The scenic Litchfield Hills in northwest Connecticut is home to several historic inns and restaurants. One of the very best is the Hopkins Inn.
Overlooking the northern shore of beautiful Lake Waramaug and the Berkshire Mountain foothills, the Inn was opened as the Hopkins Place, a summer boarding house, in 1847.
It operated as such until 1941 when it closed for the duration of WWII. It reopened again as the Hopkins Inn in 1945 and has been providing delicious meals and comfort to travelers ever since.
Congenial owners Franz and Beth Schober have operated the inn for over forty years.
The Inn’s Victorian dining room has sweeping views of the lake and mountains. In good weather, guests can enjoy al fresco dining on the Inn’s expansive flagstone terrace comfortably sheltered beneath a grand chestnut tree.
And the food
In season, the dining room is full of guests from near and far all gathering to savor Franz Schober’s authentic Austrian cuisine. However, there are also many menu selections that are distinctly American in tradition and flavor.
The menu and wine list are deep, and we only wish we had time to sample all that they offer. However, you can read what we missed by perusing the menu *here*.
As we waited to be seated for dinner, we enjoyed a cleansing libation in the Tavern Room where the roaring fire provided a cozy atmosphere for chatting with fellow guests.
The dining room was busy, but our table was promptly ready for our 7 pm reservation.
Selecting an entrée from the dazzling menu was difficult, but Judy chose the Broiled Halibut with pineapple salsa served with vegetables and wild rice.
Wayne also selected from the sea and had Broiled Sea Scallops in a garlic butter sauce joined by a medley of perfectly cooked vegetables.
Since neither of us had chosen an authentic Austrian main dish, we felt obliged to try the homemade Apple Strudel with vanilla sauce. Delicious!
After dinner, it was back to the Tavern Room for a nightcap and pleasant conversation with a charming German couple touring Connecticut for the first time.

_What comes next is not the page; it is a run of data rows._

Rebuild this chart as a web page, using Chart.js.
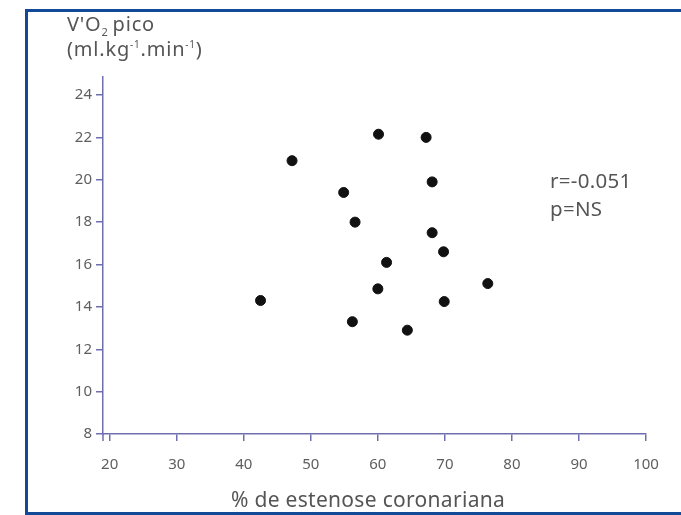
<!DOCTYPE html>
<html>
<head>
<meta charset="utf-8">
<script src="https://cdn.jsdelivr.net/npm/chart.js@4/dist/chart.umd.min.js"></script>
<style>
  html, body { margin: 0; padding: 0; background: #ffffff; }
  #wrap { width: 681px; height: 515px; }
</style>
</head>
<body>
<div id="wrap"><canvas id="c" width="681" height="515"></canvas></div>
<script>
// ---- data ----
const stenosisPct = [42.5, 47.2, 54.9, 56.6, 56.2, 60.1, 60.0, 61.3, 64.4, 67.2, 68.1, 68.1, 69.8, 69.9, 76.4];
const vo2Peak     = [14.3, 20.9, 19.4, 18.0, 13.3, 22.15, 14.85, 16.1, 12.9, 22.0, 19.9, 17.5, 16.6, 14.25, 15.1];
const xTickValues = [20, 30, 40, 50, 60, 70, 80, 90, 100];
const yTickValues = [8, 10, 12, 14, 16, 18, 20, 22, 24];
const xTitle = "% de estenose coronariana";
const statR = "r=-0.051";
const statP = "p=NS";

const FONT = "'Noto Sans', 'Open Sans', sans-serif";
const AXIS = '#6f6fb0';
const TXT = '#5e5e5e';

const points = stenosisPct.map((x, i) => ({ x: x, y: vo2Peak[i] }));

function setSpacing(ctx, px) {
  if ('letterSpacing' in ctx) ctx.letterSpacing = px + 'px';
}

const decor = {
  id: 'decor',
  beforeDraw(chart) {
    const ctx = chart.ctx;
    ctx.save();
    ctx.fillStyle = '#ffffff';
    ctx.fillRect(0, 0, chart.width, chart.height);
    ctx.restore();
  },
  afterDraw(chart) {
    const ctx = chart.ctx;
    const ca = chart.chartArea;
    ctx.save();
    // y axis title with sub/superscripts
    ctx.fillStyle = '#555555';
    ctx.textBaseline = 'alphabetic';
    ctx.textAlign = 'left';
    setSpacing(ctx, 0.8);
    let x = 67;
    ctx.font = '20px ' + FONT;
    ctx.fillText("V'O", x, 31); x += ctx.measureText("V'O").width;
    ctx.font = '11px ' + FONT;
    ctx.fillText("2", x, 36); x += ctx.measureText("2").width + 4;
    ctx.font = '20px ' + FONT;
    ctx.fillText("pico", x, 31);
    x = 67;
    const parts = [["(ml.kg", 0], ["-1", 1], [".min", 0], ["-1", 1], [")", 0]];
    parts.forEach(([t, sup]) => {
      if (sup) { ctx.font = '10px ' + FONT; ctx.fillText(t, x, 48); }
      else { ctx.font = '20px ' + FONT; ctx.fillText(t, x, 56); }
      x += ctx.measureText(t).width;
    });
    // stats
    setSpacing(ctx, 0.3);
    ctx.font = '20.5px ' + FONT;
    ctx.fillText(statR, 550, 188);
    ctx.fillText(statP, 550, 216);
    // x axis title
    setSpacing(ctx, 0.3);
    ctx.textAlign = 'center';
    ctx.font = '21px ' + FONT;
    ctx.fillText(xTitle, 368, 507);
    setSpacing(ctx, 0);
    // y axis extension below x axis
    ctx.strokeStyle = AXIS;
    ctx.lineWidth = 1.5;
    ctx.beginPath();
    ctx.moveTo(ca.left, ca.bottom);
    ctx.lineTo(ca.left, ca.bottom + 7);
    ctx.stroke();
    // frame
    ctx.strokeStyle = '#124a98';
    ctx.lineWidth = 3;
    ctx.beginPath();
    ctx.moveTo(700, 10.5);
    ctx.lineTo(26.5, 10.5);
    ctx.lineTo(26.5, 513.5);
    ctx.lineTo(700, 513.5);
    ctx.stroke();
    ctx.restore();
  }
};

new Chart(document.getElementById('c'), {
  type: 'scatter',
  data: {
    datasets: [{
      data: points,
      backgroundColor: '#111111',
      borderColor: '#111111',
      pointRadius: 5,
      pointHoverRadius: 5
    }]
  },
  options: {
    responsive: false,
    animation: false,
    devicePixelRatio: 1,
    layout: { padding: { top: 77, right: 35, left: 0, bottom: 0 } },
    plugins: { legend: { display: false }, tooltip: { enabled: false } },
    scales: {
      x: {
        type: 'linear',
        min: 19,
        max: 100,
        afterBuildTicks: s => { s.ticks = xTickValues.map(v => ({ value: v })); },
        afterFit: s => { s.height = 81; },
        ticks: { font: { size: 15, family: FONT }, color: TXT, padding: 15, maxRotation: 0, autoSkip: false },
        grid: { drawOnChartArea: false, drawTicks: true, tickLength: 7, color: AXIS, lineWidth: 1.5 },
        border: { color: AXIS, width: 1.5 }
      },
      y: {
        type: 'linear',
        min: 8,
        max: 24.85,
        afterBuildTicks: s => { s.ticks = yTickValues.map(v => ({ value: v })); },
        afterFit: s => { s.width = 103; },
        ticks: { font: { size: 15, family: FONT }, color: TXT, padding: 4, autoSkip: false },
        grid: { drawOnChartArea: false, drawTicks: true, tickLength: 7, color: AXIS, lineWidth: 1.5 },
        border: { color: AXIS, width: 1.5 }
      }
    }
  },
  plugins: [decor]
});
</script>
</body>
</html>
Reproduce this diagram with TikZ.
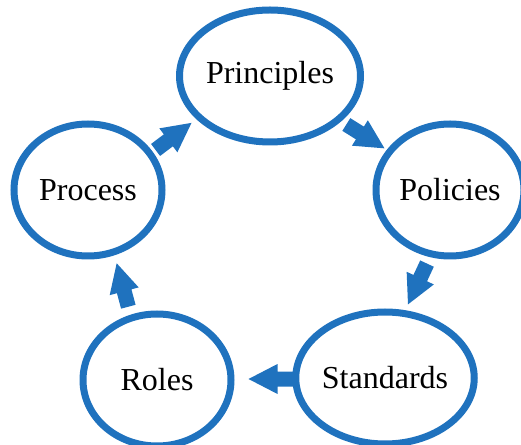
\documentclass[tikz,border=0pt]{standalone}
\usepackage{fontspec}
\setmainfont{Liberation Serif}
\usetikzlibrary{shapes.geometric,calc}
\definecolor{ringblue}{RGB}{31,114,190}
\begin{document}
\begin{tikzpicture}[x=1pt,y=1pt,
  ring/.style={ellipse, draw=ringblue, line width=7pt, minimum width=148pt, minimum height=132pt, inner sep=0pt, font=\fontsize{32}{38}\selectfont},
  pics/flowarrow/.style={code={\fill[ringblue] (-22.5,-7.5) -- (-6.5,-7.5) -- (-6.5,-15) -- (22.5,0) -- (-6.5,15) -- (-6.5,7.5) -- (-22.5,7.5) -- cycle;}}]
\useasboundingbox (0,0) rectangle (521,444);
\clip (0,0) rectangle (521,444);
\node[ring] (pri) at (270,368) {Principles};
\node[ring] (pol) at (450,254) {Policies};
\node[ring] (sta) at (385,66) {Standards};
\node[ring] (rol) at (157,64) {Roles};
\node[ring] (pro) at (88,254) {Process};
\pic[rotate=37] at ($(pro)!0.47!(pri)$) {flowarrow};
\pic[rotate=-32] at ($(pri)!0.53!(pol)$) {flowarrow};
\pic[rotate=245] at ($(pol)!0.5!(sta)$) {flowarrow};
\pic[rotate=180] at ($(sta)!0.5!(rol)$) {flowarrow};
\pic[rotate=105] at ($(rol)!0.5!(pro)$) {flowarrow};
\end{tikzpicture}
\end{document}
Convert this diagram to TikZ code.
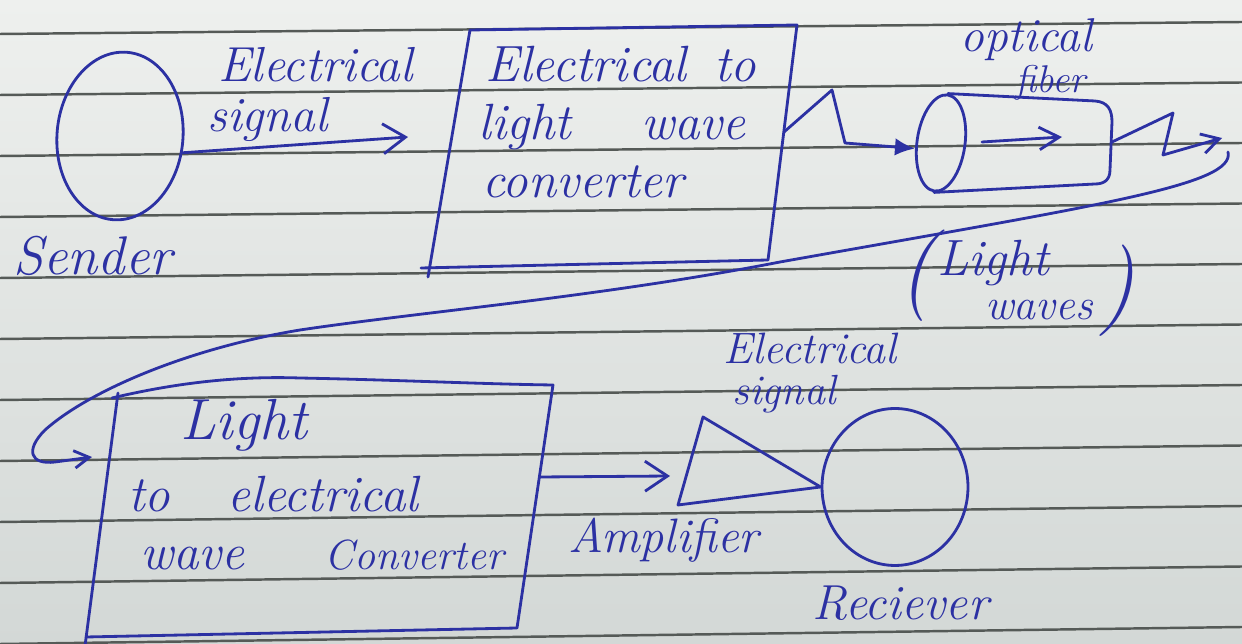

Note: The restaurant is open from late March to January 1 each year. In the offseason, the inn operates as a bed and breakfast.
The nearby winery
The entrance to the Inn and restaurant is on the right side of the building. A few hundred feet from the lantern is the delightful Hopkins Winery.
It is a separate enterprise not owned by the Innkeepers, but how nice to have a winery as a neighbor!
We did not partake of any offered samples, but judging by the number of customers at the winery’s sample bar, the harvest must have been quite exceptional.
It was chilly during our visit so we did not venture down to the lake, but the Hopkins Inn has a private beach on the lake and just a short distance from the inn. We are certain the sandy beach, and the refreshing lake provides the perfect place to pass a warm summer day in Connecticut.
The guest rooms
Twelve guest rooms and two apartments are open all year.
Our room was number 15. It was charming and immediately won us over with its elegant simplicity. Exactly what we had hoped for in a pre-Civil War era roadhouse on the back roads of tony Litchfield Hills.
The period furnishings hearkened us to an earlier time, and as we stood gazing at the lake from one of our four windows, we wondered who else, from a long-gone era, might have stood in this very spot captivated as we were by the lovely view.
The bed was superbly comfortable, and we fell asleep listening to the leaves rustling in the autumn breeze.
If you go
The Hopkins Inn is at 22 Hopkins Road, Warren, CT 06777. The Inn is about a two-hour drive from New York City and about two hours and forty-five minutes from Boston. Either is a lovely drive.